Throughout her life, Hildegard saw visions and heard voices but because her visions were usually accompanied by illness, one can’t help wondering whether there might have been some connection. Hildegard certainly had an original musical style, characterized by wide vocal ranges, large melodic leaps and florid melodies. Nearly all her music consists of a single melody in a chant-like style but it remained in obscurity until the late twentieth century, when there was a revival of interest in her work.
Ave generosa is a song dedicated to the Virgin Mary and although Hildegard’s musical style is evident – especially her use of soaring melodies – the music clearly belongs to the early middle ages with its single melody and drone-like sustained tone. But my heavens, it is astonishing how this extraordinary music still speaks to us from across the centuries.

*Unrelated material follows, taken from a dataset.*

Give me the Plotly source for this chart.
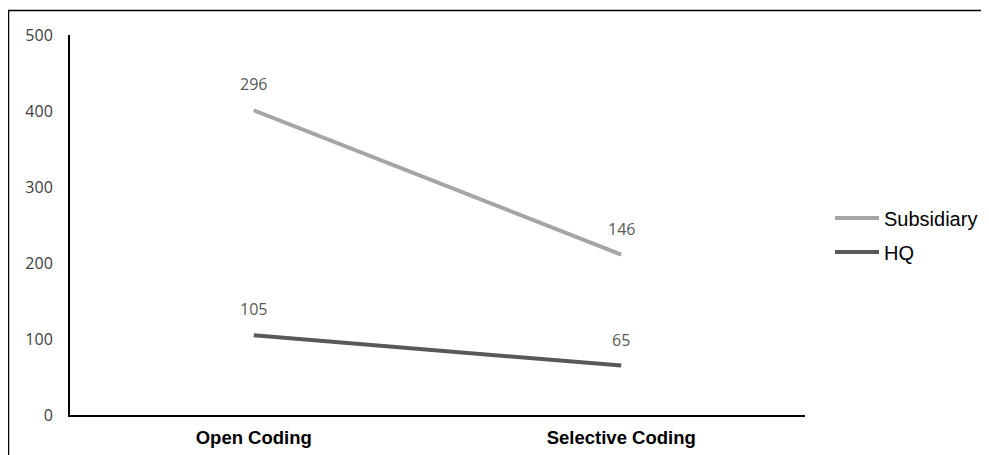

Oddly enough, here’s another composer whose name has become attached to the name of a town, in this case the ancient city and commune of Palestrina which lies about thirty miles east of Rome. Giovanni Pierluigi da Palestrina is the best-known of the Italian Renaissance composers and he had a huge impact on the development of church music. He certainly wrote plenty of it: over a hundred masses, three hundred motets over thirty magnificats and countless other compositions.
Missa Papae Marcelli, or Pope Marcellus Mass, is one of Palestrina’s most well-known works. It was probably written around 1562, composed in honour of Pope Marcellus II, who had the distinction of being Pope for just twenty-two days. (He died, since you asked.)
Of course, musically things had moved on from the days of Hildegard von Bingen. This work is written for six independent voices and you’ll probably notice a sense of smoothness to the sound. This is one of the main features of Palestrina’s music, achieved partly by placing dissonant sounds on weak beats and also by crafting his melodies with care. Even today, advanced students of music theory are required to write exercises in “the Palestrina style”, observing the strict rules of species counterpoint that were laid down in the 18th century by Johann Joseph Fux. In case you’re wondering, his name is pronounced “Fooks” and species counterpoint is as difficult as it sounds, I can tell you.